Se il Papa le chiedesse aiuto per portare la pace in Ucraina?

«È impossibile non chiedere aiuto e non c’è aspetto della vita della Curia vaticana che non sia coinvolto da questa guerra. Se non convinciamo gli attori terzi (principalmente Stati Uniti e Cina, ndr), che poi sono i primi, non si fa la pace. Con il Papa ho un rapporto quasi filiale, molto franco, lui mi telefona qualche volta. Francesco ha molta fantasia, non riesci a inscatolarlo, manca lo scotch per chiudere la scatola».

 

LE COMUNITÀ CATTOLICHE DI RITO ORIENTALE

Mnsignor Claudio Gugerotti è il prefetto del Dicastero per le Chiese orientali, l’organismo della Santa Sede che si occupa dei cattolici che appartengono a Chiese sui iuris.

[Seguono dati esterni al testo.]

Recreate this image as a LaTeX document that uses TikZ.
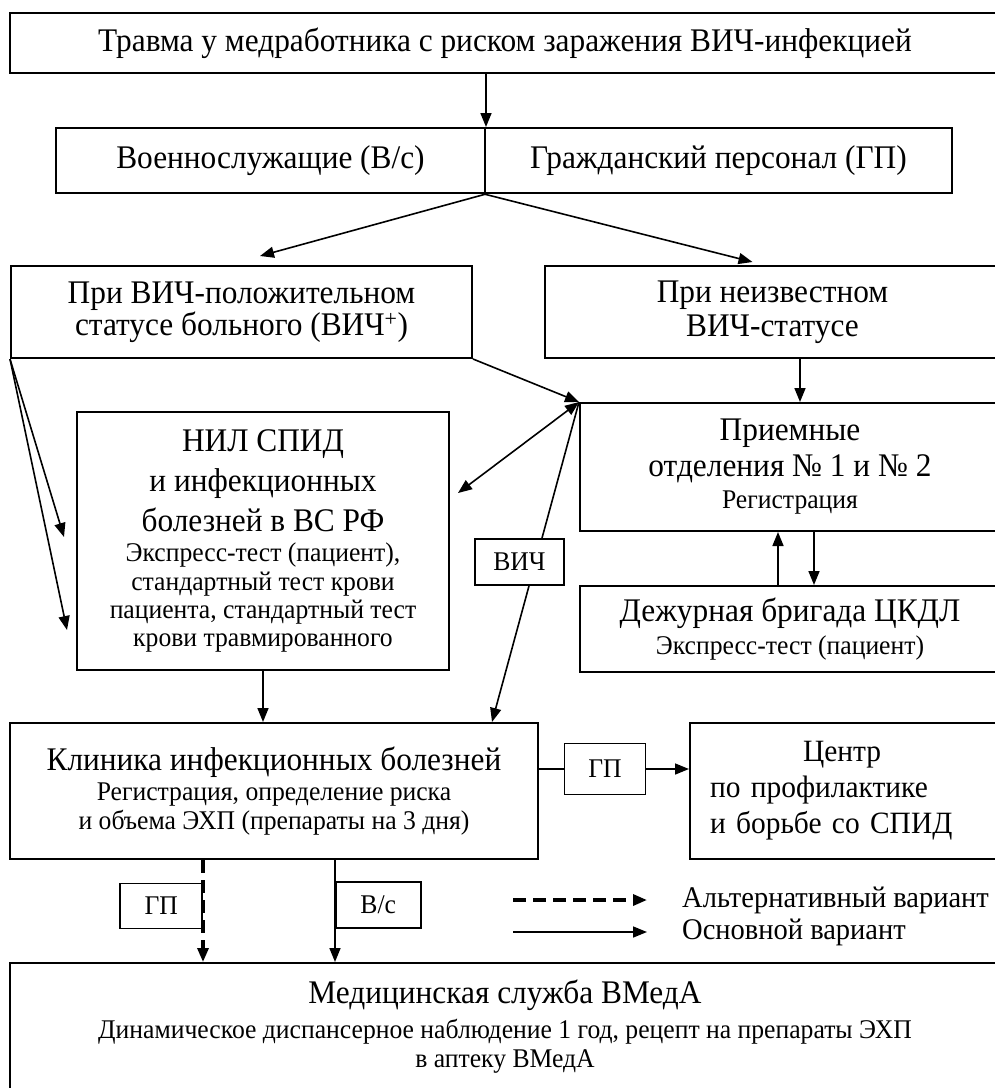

Si tratta di comunità di cristiani di riti diversi da quello latino e con proprie norme (per esempio in molte di queste i preti possono essere sposati) ma in piena comunione con il Papa. Il Dicastero ha competenza territoriale, includendo anche i fedeli latini, sui Paesi evidenziati nella cartina qui sopra: Egitto, Eritrea, Etiopia, Bulgaria, Cipro, Grecia, Iran, Iraq, Libano, Israele e Territori palestinesi, Siria, Giordania, Turchia, Georgia e Armenia. Inoltre si occupa delle comunità orientali (armeno-cattolici, maroniti, copto-cattolici, caldei, greco-cattolici e siro-cattolici) ovunque si trovino.